### Source excerpt
§ §

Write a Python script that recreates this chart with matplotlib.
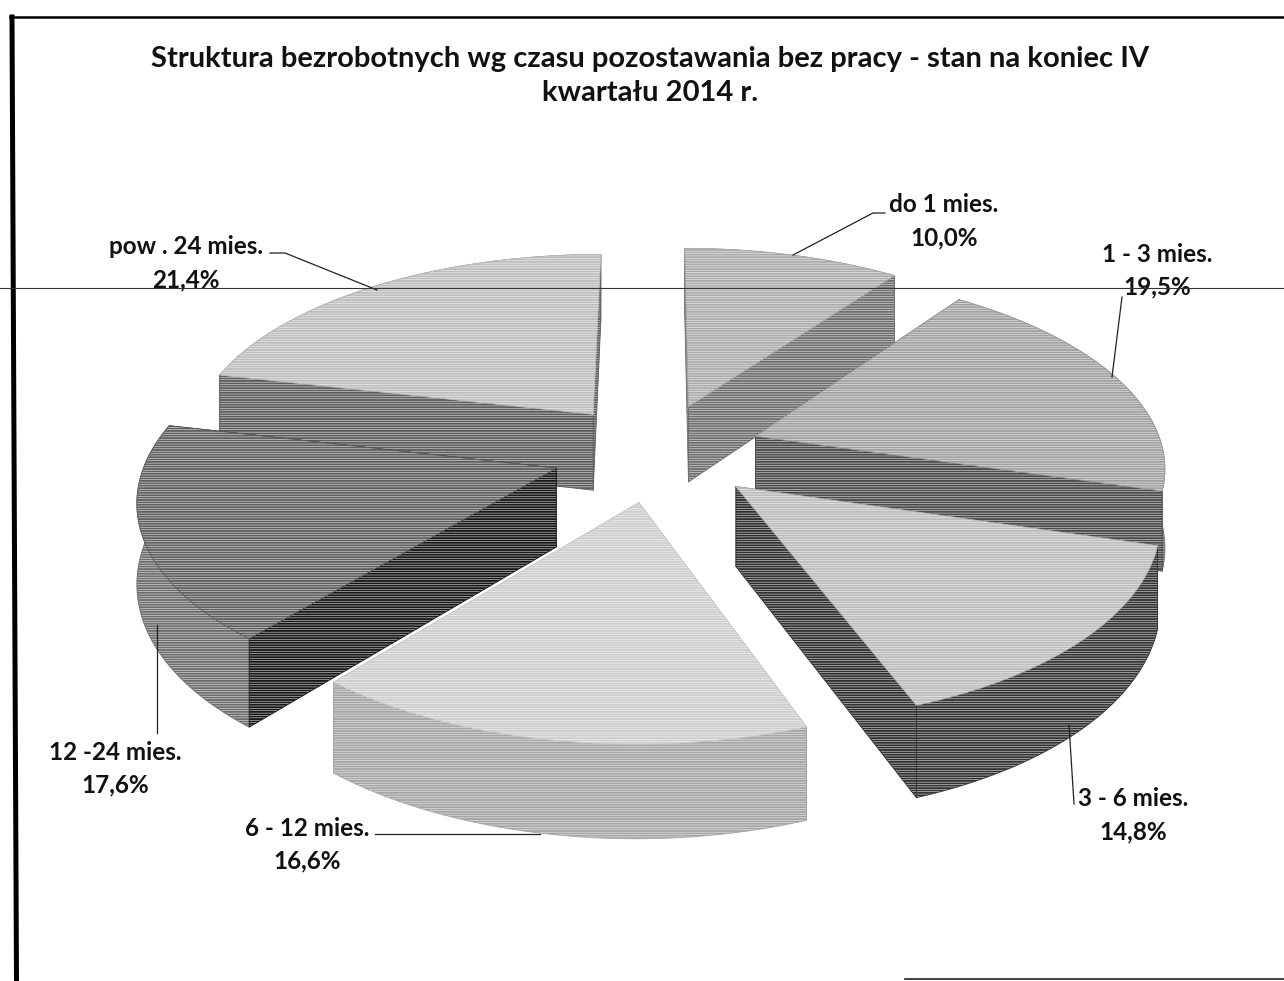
import numpy as np
from matplotlib import pyplot as plt

# chart data
categories = ['do 1 mies.', '1 - 3 mies.', '3 - 6 mies.', '6 - 12 mies.', '12 -24 mies.', 'pow . 24 mies.']
values = [10.0, 19.5, 14.8, 16.6, 17.6, 21.4]
percent_labels = ['10,0%', '19,5%', '14,8%', '16,6%', '17,6%', '21,4%']
title = 'Struktura bezrobotnych wg czasu pozostawania bez pracy - stan na koniec IV\nkwartału 2014 r.'

# greys per slice: top, outer side, cut side
top_colors = ['#ababab', '#a0a0a0', '#bcbcbc', '#cdcdcd', '#5f5f5f', '#bdbdbd']
arc_colors = ['#8a8a8a', '#6a6a6a', '#343434', '#a4a4a4', '#6c6c6c', '#707070']
cut_colors = ['#6e6e6e', '#4a4a4a', '#303030', '#a4a4a4', '#181818', '#5c5c5c']

# where labels and their leader lines sit on the page
label_pos = [(944, 205), (1157, 254), (1133, 799), (307, 828), (115, 752), (186, 247)]
leaders = [[(793, 255), (873, 213), (885, 213)],
           [(1112, 377), (1122, 297)],
           [(1069, 725), (1074, 804)],
           [(375, 834), (540, 834)],
           [(157, 625), (157, 733)],
           [(270, 253), (285, 253), (377, 290)]]

# fake 3d view
cx, cy = 657, 452
rx = 408
ry = 192
persp = 0.14
depth = 78
explode = 0.258

plt.rcParams['font.family'] = ['Lato', 'DejaVu Sans']
plt.rcParams['hatch.linewidth'] = 0.35
plt.rcParams['hatch.color'] = 'white'

fig = plt.figure(figsize=(12.84, 9.81), dpi=100)
ax = fig.add_axes([0, 0, 1, 1])
ax.set_xlim(0, 1284)
ax.set_ylim(981, 0)
ax.axis('off')


def project(gx, gy, z=0):
    s = 1 / (1 + persp * gy)
    return cx + rx * gx * s, cy - ry * gy * s + depth * z * s


def draw_face(pts, color):
    xs, ys = zip(*pts)
    ax.fill(xs, ys, facecolor=color, edgecolor='none', zorder=2)
    ax.fill(xs, ys, facecolor='none', edgecolor='white', hatch='-------', lw=0, zorder=2)
    ax.plot(xs + xs[:1], ys + ys[:1], color=color, lw=0.6, zorder=2)


# slices go clockwise from twelve o'clock
edges = np.cumsum([0] + values) / np.sum(values) * 2 * np.pi
slices = []
for i in range(len(values)):
    slices.append((edges[i], edges[i + 1], i))
# paint the far slices first
slices.sort(key=lambda t: -np.cos((t[0] + t[1]) / 2))

for a0, a1, i in slices:
    mid = (a0 + a1) / 2
    ox, oy = explode * np.sin(mid), explode * np.cos(mid)
    th = np.linspace(a0, a1, 60)
    gx = ox + np.sin(th)
    gy = oy + np.cos(th)

    top = [project(ox, oy)] + [project(x, y) for x, y in zip(gx, gy)]
    arc_top = [project(x, y) for x, y in zip(gx, gy)]
    arc_low = [project(x, y, 1) for x, y in zip(gx, gy)]
    faces = [
        (np.mean(gy), arc_top + arc_low[::-1], arc_colors[i]),
        ((oy + gy[0]) / 2, [project(ox, oy), arc_top[0], arc_low[0], project(ox, oy, 1)], cut_colors[i]),
        ((oy + gy[-1]) / 2, [project(ox, oy), arc_top[-1], arc_low[-1], project(ox, oy, 1)], cut_colors[i]),
    ]
    faces.sort(key=lambda f: -f[0])
    for _, pts, color in faces:
        draw_face(pts, color)
    draw_face(top, top_colors[i])

# labels
for i, name in enumerate(categories):
    x, y = label_pos[i]
    ax.text(x, y, name, ha='center', va='center', fontsize=17.5, fontweight='bold', color='#111111', zorder=5)
    ax.text(x, y + 33, percent_labels[i], ha='center', va='center', fontsize=17.5, fontweight='bold',
            color='#111111', zorder=5)
    lx, ly = zip(*leaders[i])
    ax.plot(lx, ly, color='#222222', lw=0.9, zorder=4)

ax.text(650, 76, title, ha='center', va='center', fontsize=21, fontweight='bold', color='#111111',
        linespacing=1.4, zorder=5)

# frame of the scanned page
ax.plot([12, 16.5], [17, 981], color='black', lw=3.6, zorder=6)
ax.plot([10, 1284], [17, 17], color='black', lw=1.8, zorder=6)
ax.plot([905, 1284], [979, 979], color='#222222', lw=1.2, zorder=6)
ax.plot([0, 1284], [288, 288], color='#333333', lw=0.8, zorder=6)

fig.savefig('out.png', dpi=100)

§ §

### What the task asks
Pictures are excluded; output everything else in the data verbatim.

### Finished answer
Write a Python script that recreates this chart with matplotlib.
import numpy as np
from matplotlib import pyplot as plt

# chart data
categories = ['do 1 mies.', '1 - 3 mies.', '3 - 6 mies.', '6 - 12 mies.', '12 -24 mies.', 'pow . 24 mies.']
values = [10.0, 19.5, 14.8, 16.6, 17.6, 21.4]
percent_labels = ['10,0%', '19,5%', '14,8%', '16,6%', '17,6%', '21,4%']
title = 'Struktura bezrobotnych wg czasu pozostawania bez pracy - stan na koniec IV\nkwartału 2014 r.'

# greys per slice: top, outer side, cut side
top_colors = ['#ababab', '#a0a0a0', '#bcbcbc', '#cdcdcd', '#5f5f5f', '#bdbdbd']
arc_colors = ['#8a8a8a', '#6a6a6a', '#343434', '#a4a4a4', '#6c6c6c', '#707070']
cut_colors = ['#6e6e6e', '#4a4a4a', '#303030', '#a4a4a4', '#181818', '#5c5c5c']

# where labels and their leader lines sit on the page
label_pos = [(944, 205), (1157, 254), (1133, 799), (307, 828), (115, 752), (186, 247)]
leaders = [[(793, 255), (873, 213), (885, 213)],
           [(1112, 377), (1122, 297)],
           [(1069, 725), (1074, 804)],
           [(375, 834), (540, 834)],
           [(157, 625), (157, 733)],
           [(270, 253), (285, 253), (377, 290)]]

# fake 3d view
cx, cy = 657, 452
rx = 408
ry = 192
persp = 0.14
depth = 78
explode = 0.258

plt.rcParams['font.family'] = ['Lato', 'DejaVu Sans']
plt.rcParams['hatch.linewidth'] = 0.35
plt.rcParams['hatch.color'] = 'white'

fig = plt.figure(figsize=(12.84, 9.81), dpi=100)
ax = fig.add_axes([0, 0, 1, 1])
ax.set_xlim(0, 1284)
ax.set_ylim(981, 0)
ax.axis('off')


def project(gx, gy, z=0):
    s = 1 / (1 + persp * gy)
    return cx + rx * gx * s, cy - ry * gy * s + depth * z * s


def draw_face(pts, color):
    xs, ys = zip(*pts)
    ax.fill(xs, ys, facecolor=color, edgecolor='none', zorder=2)
    ax.fill(xs, ys, facecolor='none', edgecolor='white', hatch='-------', lw=0, zorder=2)
    ax.plot(xs + xs[:1], ys + ys[:1], color=color, lw=0.6, zorder=2)


# slices go clockwise from twelve o'clock
edges = np.cumsum([0] + values) / np.sum(values) * 2 * np.pi
slices = []
for i in range(len(values)):
    slices.append((edges[i], edges[i + 1], i))
# paint the far slices first
slices.sort(key=lambda t: -np.cos((t[0] + t[1]) / 2))

for a0, a1, i in slices:
    mid = (a0 + a1) / 2
    ox, oy = explode * np.sin(mid), explode * np.cos(mid)
    th = np.linspace(a0, a1, 60)
    gx = ox + np.sin(th)
    gy = oy + np.cos(th)

    top = [project(ox, oy)] + [project(x, y) for x, y in zip(gx, gy)]
    arc_top = [project(x, y) for x, y in zip(gx, gy)]
    arc_low = [project(x, y, 1) for x, y in zip(gx, gy)]
    faces = [
        (np.mean(gy), arc_top + arc_low[::-1], arc_colors[i]),
        ((oy + gy[0]) / 2, [project(ox, oy), arc_top[0], arc_low[0], project(ox, oy, 1)], cut_colors[i]),
        ((oy + gy[-1]) / 2, [project(ox, oy), arc_top[-1], arc_low[-1], project(ox, oy, 1)], cut_colors[i]),
    ]
    faces.sort(key=lambda f: -f[0])
    for _, pts, color in faces:
        draw_face(pts, color)
    draw_face(top, top_colors[i])

# labels
for i, name in enumerate(categories):
    x, y = label_pos[i]
    ax.text(x, y, name, ha='center', va='center', fontsize=17.5, fontweight='bold', color='#111111', zorder=5)
    ax.text(x, y + 33, percent_labels[i], ha='center', va='center', fontsize=17.5, fontweight='bold',
            color='#111111', zorder=5)
    lx, ly = zip(*leaders[i])
    ax.plot(lx, ly, color='#222222', lw=0.9, zorder=4)

ax.text(650, 76, title, ha='center', va='center', fontsize=21, fontweight='bold', color='#111111',
        linespacing=1.4, zorder=5)

# frame of the scanned page
ax.plot([12, 16.5], [17, 981], color='black', lw=3.6, zorder=6)
ax.plot([10, 1284], [17, 17], color='black', lw=1.8, zorder=6)
ax.plot([905, 1284], [979, 979], color='#222222', lw=1.2, zorder=6)
ax.plot([0, 1284], [288, 288], color='#333333', lw=0.8, zorder=6)

fig.savefig('out.png', dpi=100)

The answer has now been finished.